Last week at Meeting, we were visited by a woman with a vibrant smile, badly tie-dyed halter top, and bubbly baby boy. Looking into her eyes in worship, I saw how vividly alive she was, how deeply steeped in Light.
I had an appointment after worship. The dear Friend in our Meeting who leads sacred circle dancing for us was going to be out of town for our autumn retreat, and I needed to learn a few dances so that I could try to fill her shoes for the day.
Worship followed by this special kind of dance filled my soul and made me buoyant. I floated out to the fellowship hall, where I decided to engage this woman in conversation. We chatted easily about motherhood, discovering our mutual belief in homebirth, extended breastfeeding, attachment parenting, and homeschooling. Her baby fell asleep at the breast, and she slipped him into the car seat of the van where they were obviously both living.
As we talked, her whole life opened out. She had been a street kid at 15, married young, had three sons with an emotionally abusive man, left him and lost her sons, had a daughter who was currently with relatives, and then had the baby. A tough life, but one that seemed not to have dented her spirit much.
She told me that she was meant to roam the Earth, not to settle in one place. She had a vision of a traveling village, a commune that lived in many vehicles and moved from place to place. She spoke of going from town to town, collecting the street kids and making a safe space for them. She spoke of a fleet of school buses with different functions for the community.

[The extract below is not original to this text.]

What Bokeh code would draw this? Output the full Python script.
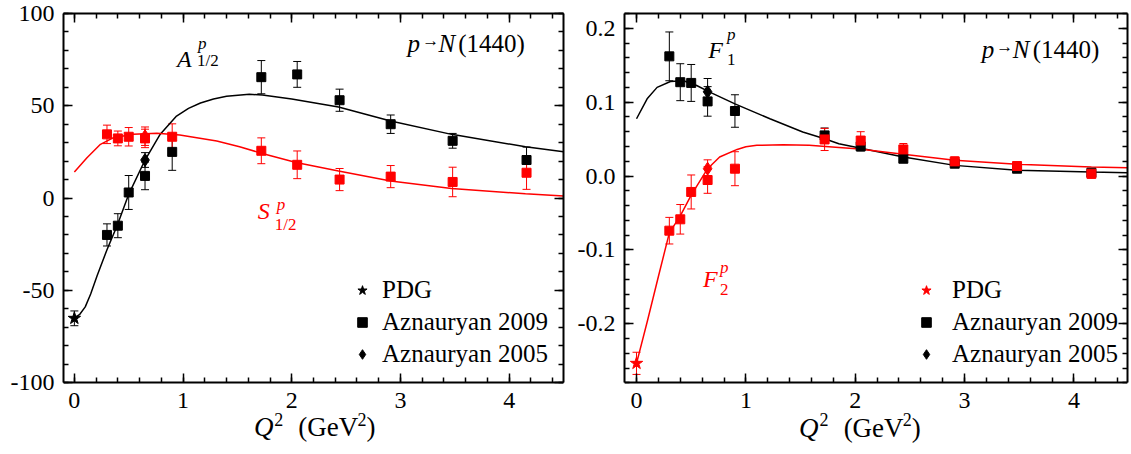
from bokeh.plotting import figure
from bokeh.models import (ColumnDataSource, Whisker, TeeHead, Label, Legend, LegendItem,
                          LinearAxis, SingleIntervalTicker, PrintfTickFormatter, Range1d)
from bokeh.layouts import row
from bokeh.embed import file_html
from bokeh.resources import INLINE

SERIF = "Liberation Serif"
RED = "#ff0000"
BLACK = "#000000"

# ---------------- helicity amplitudes (left panel) ----------------
q_2009 = [0.30, 0.40, 0.50, 0.65, 0.90, 1.72, 2.05, 2.44, 2.91, 3.48, 4.16]
a12_2009 = [-20.0, -15.0, 3.0, 12.0, 25.0, 65.5, 67.0, 53.0, 40.0, 31.0, 20.6]
a12_2009_err = [6.0, 6.5, 9.2, 7.5, 10.0, 9.0, 7.0, 6.0, 5.0, 4.0, 7.0]
s12_2009 = [34.5, 32.3, 33.2, 32.3, 33.2, 25.6, 18.0, 10.0, 11.6, 8.7, 13.7]
s12_2009_err = [5.0, 4.0, 5.0, 5.0, 7.0, 7.0, 7.5, 6.0, 6.0, 8.0, 9.0]

q_2005 = [0.65]
a12_2005 = [20.6]
a12_2005_err = [4.0]
s12_2005 = [33.5]
s12_2005_err = [5.0]

q_pdg = [0.0]
a12_pdg = [-65.2]
a12_pdg_err = [4.0]

a12_model_q = [0.0, 0.05, 0.10, 0.15, 0.21, 0.30, 0.40, 0.50, 0.65, 0.79, 0.94, 1.05, 1.16,
               1.28, 1.40, 1.61, 1.73, 2.00, 2.43, 2.91, 3.47, 4.15, 4.50]
a12_model = [-65.0, -63.0, -59.0, -52.0, -42.0, -28.0, -14.0, 2.0, 20.6, 34.6, 44.4, 48.6, 51.5,
             53.7, 55.1, 56.2, 55.8, 53.7, 49.3, 41.7, 34.5, 27.8, 25.1]
s12_model_q = [0.0, 0.116, 0.24, 0.36, 0.54, 0.76, 0.97, 1.31, 1.52, 1.72, 2.04, 2.43, 2.91,
               3.47, 4.15, 4.50]
s12_model = [14.1, 21.8, 29.1, 32.7, 34.5, 35.1, 34.1, 30.9, 27.8, 24.3, 19.2, 14.6, 9.2,
             5.2, 2.3, 1.1]

# ---------------- Dirac / Pauli form factors (right panel) ----------------
f1_2009 = [0.162, 0.127, 0.126, 0.101, 0.088, 0.055, 0.040, 0.0234, 0.0167, 0.0099, 0.0045]
f1_2009_err = [0.033, 0.025, 0.025, 0.020, 0.022, 0.010, 0.006, 0.005, 0.004, 0.004, 0.004]
f2_2009 = [-0.074, -0.0586, -0.0216, -0.0054, 0.0099, 0.0495, 0.048, 0.036, 0.0198, 0.0135, 0.003]
f2_2009_err = [0.018, 0.020, 0.023, 0.018, 0.023, 0.015, 0.012, 0.008, 0.006, 0.005, 0.006]

f1_2005 = [0.114]
f1_2005_err = [0.018]
f2_2005 = [0.0099]
f2_2005_err = [0.012]

f2_pdg = [-0.2536]
f2_pdg_err = [0.015]

f1_model_q = [0.0, 0.097, 0.188, 0.31, 0.43, 0.55, 0.67, 0.90, 1.22, 1.52, 1.72, 1.85, 2.04,
              2.44, 2.91, 3.48, 4.16, 4.49]
f1_model = [0.0775, 0.1045, 0.120, 0.128, 0.129, 0.1225, 0.1135, 0.0977, 0.0775, 0.0595,
            0.0504, 0.0437, 0.038, 0.0257, 0.0144, 0.0077, 0.0054, 0.0045]
f2_model_q = [0.0, 0.10, 0.20, 0.30, 0.40, 0.50, 0.65, 0.76, 0.92, 1.00, 1.10, 1.34, 1.58,
              1.82, 2.04, 2.44, 2.91, 3.48, 4.16, 4.49]
f2_model = [-0.2536, -0.196, -0.136, -0.077, -0.054, -0.026, 0.0099, 0.0257, 0.036, 0.0395,
            0.0415, 0.0423, 0.0415, 0.039, 0.0365, 0.0293, 0.0212, 0.0158, 0.0122, 0.0112]


def make_panel(width, border_left, border_right, border_top, x_rng, y_rng, y_bounds, y_step, y_fmt):
    # the frame runs to the bottom of the canvas; the axes are bounded to the data box
    p = figure(width=width, height=454, output_backend="svg", toolbar_location=None,
               x_range=Range1d(*x_rng), y_range=Range1d(*y_rng),
               min_border_left=border_left, min_border_right=border_right,
               min_border_top=border_top, min_border_bottom=0,
               x_axis_type=None, y_axis_type=None)
    p.outline_line_color = None
    p.background_fill_color = "white"
    p.border_fill_color = "white"
    xt = SingleIntervalTicker(interval=1, num_minor_ticks=5)
    yt = SingleIntervalTicker(interval=y_step, num_minor_ticks=5)
    for side, ticker, fmt, shown in [("below", xt, "%d", True), ("above", xt, "%d", False),
                                     ("left", yt, y_fmt, True), ("right", yt, y_fmt, False)]:
        ax = LinearAxis(ticker=ticker, formatter=PrintfTickFormatter(format=fmt))
        if side == "below":
            ax.fixed_location = y_bounds[0]
        if side in ("left", "right"):
            ax.bounds = y_bounds
        ax.axis_line_width = 2
        ax.axis_line_color = BLACK
        ax.major_tick_in = 9
        ax.major_tick_out = 0
        ax.minor_tick_in = 5
        ax.minor_tick_out = 0
        ax.major_tick_line_width = 1.5
        ax.minor_tick_line_width = 1.5
        ax.major_tick_line_color = BLACK
        ax.minor_tick_line_color = BLACK
        ax.major_label_text_font = SERIF
        if shown:
            ax.major_label_text_color = BLACK
            ax.major_label_text_font_size = "24px"
            ax.major_label_standoff = 10 if side == "below" else 9
        else:
            ax.major_label_text_color = None
            ax.major_label_text_font_size = "1px"
            ax.major_label_standoff = 0
        p.add_layout(ax, side)
    return p


def add_label(p, x, y, text, size, color=BLACK, italic=False, align="left", baseline="alphabetic"):
    p.add_layout(Label(x=x, y=y, text=text, text_font=SERIF, text_font_size=f"{size}px",
                       text_color=color, text_font_style="italic" if italic else "normal",
                       text_align=align, text_baseline=baseline))


def add_axis_title(p, xs, y_base, y_sup):
    # Q^2 (GeV^2) built from pieces: italic Q, raised 2s, upright unit text
    x_q, x_s1, x_unit, x_s2, x_close = xs
    add_label(p, x_q, y_base, "Q", 27, italic=True, align="right")
    add_label(p, x_s1, y_sup, "2", 18)
    add_label(p, x_unit, y_base, "(GeV", 27)
    add_label(p, x_s2, y_sup, "2", 18)
    add_label(p, x_close, y_base, ")", 27)


def add_errors(p, q, val, err, color):
    src = ColumnDataSource(dict(q=q,
                                upper=[v + e for v, e in zip(val, err)],
                                lower=[v - e for v, e in zip(val, err)]))
    w = Whisker(base="q", upper="upper", lower="lower", source=src, level="underlay",
                line_color=color, line_width=1,
                upper_head=TeeHead(size=8, line_color=color, line_width=1),
                lower_head=TeeHead(size=8, line_color=color, line_width=1))
    p.add_layout(w)


def add_legend(p, items, x, standoff):
    leg = Legend(items=[LegendItem(label=t, renderers=[r]) for t, r in items],
                 location=(x, 86), border_line_color=None, background_fill_alpha=0,
                 label_text_font=SERIF, label_text_font_size="25px", label_text_color=BLACK,
                 glyph_width=24, glyph_height=26, label_height=26, spacing=4,
                 padding=0, margin=0, label_standoff=standoff)
    p.add_layout(leg)


# ---------------- left panel: A1/2 and S1/2 ----------------
p1 = make_panel(570, 63, 7, 13, (-0.1, 4.5), (-139.0, 100), (-100, 100), 50, "%d")
p1.line(a12_model_q, a12_model, line_color=BLACK, line_width=1.5)
p1.line(s12_model_q, s12_model, line_color=RED, line_width=1.5)
add_errors(p1, q_2009, a12_2009, a12_2009_err, BLACK)
add_errors(p1, q_2009, s12_2009, s12_2009_err, RED)
add_errors(p1, q_2005, a12_2005, a12_2005_err, BLACK)
add_errors(p1, q_2005, s12_2005, s12_2005_err, RED)
add_errors(p1, q_pdg, a12_pdg, a12_pdg_err, BLACK)
r_sq1 = p1.scatter(q_2009, a12_2009, marker="square", size=9, color=BLACK)
p1.scatter(q_2009, s12_2009, marker="square", size=9, color=RED)
r_di1 = p1.scatter(q_2005, a12_2005, marker="diamond", size=13, color=BLACK)
p1.scatter(q_2005, s12_2005, marker="diamond", size=13, color=RED)
r_st1 = p1.scatter(q_pdg, a12_pdg, marker="star", size=13, color=BLACK)
add_legend(p1, [("PDG", r_st1), ("Aznauryan 2009", r_sq1), ("Aznauryan 2005", r_di1)], 287, 8)

add_label(p1, 0.945, 75.3, "A", 24, italic=True)
add_label(p1, 1.138, 83.5, "p", 17, italic=True)
add_label(p1, 1.128, 74.3, "1/2", 17)
add_label(p1, 1.688, -7.0, "S", 24, RED, italic=True)
add_label(p1, 1.862, -3.3, "p", 17, RED, italic=True)
add_label(p1, 1.844, -14.1, "1/2", 17, RED)
add_label(p1, 3.064, 83.5, "p", 25, italic=True)
add_label(p1, 3.200, 85.1, "\u2192", 17)
add_label(p1, 3.349, 83.5, "N", 25, italic=True)
add_label(p1, 3.532, 83.5, "(1440)", 25)
add_axis_title(p1, (1.831, 1.84, 2.060, 2.604, 2.687), -124.1, -120.0)

# ---------------- right panel: F1 and F2 ----------------
p2 = make_panel(561, 54, 4, 11, (-0.11, 4.49), (-0.377, 0.22), (-0.28, 0.22), 0.1, "%.1f")
p2.line(f1_model_q, f1_model, line_color=BLACK, line_width=1.5)
p2.line(f2_model_q, f2_model, line_color=RED, line_width=1.5)
add_errors(p2, q_2009, f1_2009, f1_2009_err, BLACK)
add_errors(p2, q_2009, f2_2009, f2_2009_err, RED)
add_errors(p2, q_2005, f1_2005, f1_2005_err, BLACK)
add_errors(p2, q_2005, f2_2005, f2_2005_err, RED)
add_errors(p2, q_pdg, f2_pdg, f2_pdg_err, RED)
r_sq2 = p2.scatter(q_2009, f1_2009, marker="square", size=9, color=BLACK)
p2.scatter(q_2009, f2_2009, marker="square", size=9, color=RED)
r_di2 = p2.scatter(q_2005, f1_2005, marker="diamond", size=13, color=BLACK)
p2.scatter(q_2005, f2_2005, marker="diamond", size=13, color=RED)
r_st2 = p2.scatter(q_pdg, f2_pdg, marker="star", size=13, color=RED)
add_legend(p2, [("PDG", r_st2), ("Aznauryan 2009", r_sq2), ("Aznauryan 2005", r_di2)], 290, 14)

add_label(p2, 0.655, 0.170, "F", 24, italic=True)
add_label(p2, 0.827, 0.192, "p", 17, italic=True)
add_label(p2, 0.827, 0.158, "1", 17)
add_label(p2, 0.609, -0.139, "F", 24, RED, italic=True)
add_label(p2, 0.764, -0.124, "p", 17, RED, italic=True)
add_label(p2, 0.764, -0.154, "2", 17, RED)
add_label(p2, 3.157, 0.1714, "p", 25, italic=True)
add_label(p2, 3.290, 0.1750, "\u2192", 17)
add_label(p2, 3.440, 0.1714, "N", 25, italic=True)
add_label(p2, 3.623, 0.1714, "(1440)", 25)
add_axis_title(p2, (1.665, 1.674, 1.894, 2.434, 2.516), -0.3407, -0.3299)

layout = row(p1, p2)
open("out.html", "w").write(file_html(layout, INLINE))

“Whoa,” I thought, “this is starting to sound a little crazy.”
As I continued to listen to her vision, though, I wanted to believe in it. I wanted her to be able to build her traveling village. I wanted her to be able to mother the street kids that she felt a call to care for. I wanted her to be able to honor the calling of her soul, to find a way to live her vision.
Much of the vision was crazy, impractical. Many of the details clearly wouldn't work, but the heart of her vision was pure, clear, and full of Divine Light.

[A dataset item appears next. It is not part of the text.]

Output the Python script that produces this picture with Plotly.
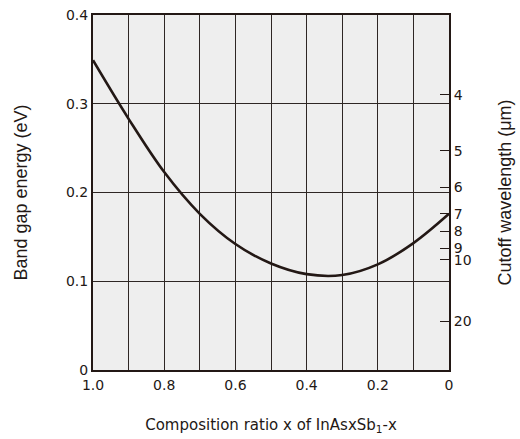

I told her I believed in her vision. I told her I have been called to be a tree, to dig my roots into one place, to intimately know one small space on the surface of the Earth. I told her I would pray for her vision, that she could find a way to make it real, that I would pray for her and her children as well.
She met my gaze, and it was as if the two of us were completely open there, open to one another and open to the Divine Light bathing both of us. We stood a minute in wordless prayer.
“Oh!” she exclaimed suddenly, “You need a token.”
She reached her hand into the chaos of the van and drew out a tiny object. My sense was that she had no idea what she was choosing, that she was letting God guide her hand, that she let God guide her actions. She was a child of faith, living in trust of her own vision of the Divine.
She handed me a tiny object, hard and cool to my touch. I held it in my closed hand, not wanting to break contact with her amazing eyes.
“Thank you,” I said.
We took our leave a few minutes later. Only when I got the object back to my car did I look at it.
It was a tiny glass angel. Every time I see it, it reminds me to send a prayer for Sunny Jean and her vision.
I felt good the rest of the day. It's good to know that there are people like her in the world, people who see a vision, no matter if it is crazy and impractical, and act on it. People who honor the dream in their hearts. We need those people, and we need to let go a little and become more like them ourselves. To trust that small, still, perhaps a bit crazy, voice within us.
Sunny Jean, wherever you are, you are still in my thoughts and prayers.